In the past ten years in Xinjiang, from the 7.5 till present, this is roughly the case. In short, the Xinjiang issue should not be treated as a so-called religious issue, an extremist issue, or an issue of ethnic antagonism. The culprit has always been the CCP.  


Xinjiang located in a remote area and has a unique ethnic situation. Firstly, the CCP has long firmly controlled media so that the minds of the Han people. Secondly, due to the political indoctrination of communism in the recent decade, the local people of Xinjiang, whatever their ethnic identity is, have believed the main problem is ethnic contradictions. Their narratives are all in this direction.

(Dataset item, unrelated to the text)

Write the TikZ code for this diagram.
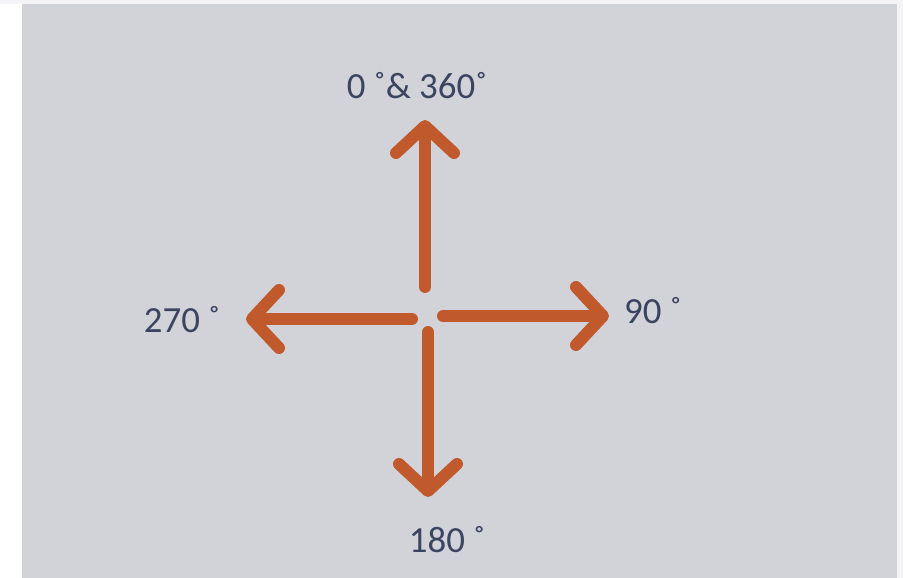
\documentclass[tikz,border=0pt]{standalone}
\usepackage{fontspec}
\setmainfont{Carlito}
\usetikzlibrary{
  arrows.meta,
  positioning
}
\definecolor{panelcolor}{RGB}{210, 211, 217}
\definecolor{edgecolor}{RGB}{244, 244, 246}
\definecolor{arrowcolor}{RGB}{192, 89, 44}
\definecolor{labelcolor}{RGB}{59, 69, 97}
\tikzset{
dirlabel/.style={
  anchor=base,
  inner sep=0pt,
  font=\fontsize{37}{44}\selectfont,
  text=labelcolor
},
dirarrow/.style={
  -{Straight Barb[length=27bp,width=58bp,line cap=round,line join=round]},
  line width=12bp,
  line cap=round,
  draw=arrowcolor
}
}
\begin{document}
\begin{tikzpicture}[x=1bp, y=-1bp]
      % page and panel
      \fill[edgecolor] (0,0) rectangle (903,578);
      \fill[white] (0,4) rectangle (22,578);
      \fill[panelcolor] (22,4) rectangle (897,578);
      \useasboundingbox (0,0) rectangle (903,578);

      % labels
      \node[dirlabel] (north) at (417,99) {0 ˚\& 360˚};
      \node[dirlabel] (west) at (182,332) {270 ˚};
      \node[dirlabel] (east) at (653,323) {90 ˚};
      \node[dirlabel] (south) at (447,552) {180 ˚};

      % arrow ends
      \coordinate (upstart) at (425,287);
      \coordinate (uptip) at (425,120);
      \coordinate (leftstart) at (412,319);
      \coordinate (lefttip) at (246,319);
      \coordinate (rightstart) at (443,316);
      \coordinate (righttip) at (609,316);
      \coordinate (downstart) at (428,332);
      \coordinate (downtip) at (428,497);

      \draw[dirarrow] (upstart) -- (uptip);
      \draw[dirarrow] (leftstart) -- (lefttip);
      \draw[dirarrow] (rightstart) -- (righttip);
      \draw[dirarrow] (downstart) -- (downtip);
    \end{tikzpicture}
\end{document}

Anti-communist thinking is the only way to see the essence of issues of areas under the control of the CCP. 


1. Do not label religious and ethnic groups as biased.

2. Do not believe any article or explanation that is not anti-communist. 

3. Anyone who tries to turn the points to religion or terrorism, or Uyghur attacked the Han race at first, is trying to confuse you.


"When the United States passed the Uighur Human Rights Act, many Han people feel unfair. They think Uighurs were terrorists because of their religion, and the Communist Party's crackdown was justified.


 Anyone who thinks that way should wonder why the United States didn't enact the Han Chinese Human Rights Act since the Han are the most persecuted ethnic group by the CCP. Han race has more casualty and a lower threshold to be persecuted. For example, a decent white-collar worker who demands salaries from Huawei can be jailed for a year. Because many of us (the insider is a half Uighur and half Han race) don't express the right attitude against communist ideology. We justify the persecution of the CCP, so how we can gain the support of the world's human rights organization. The only mentality we should have is sympathy for the Uighurs, who under the most onslaught of evil. They are a much more pathetic version of us, with less fortunate."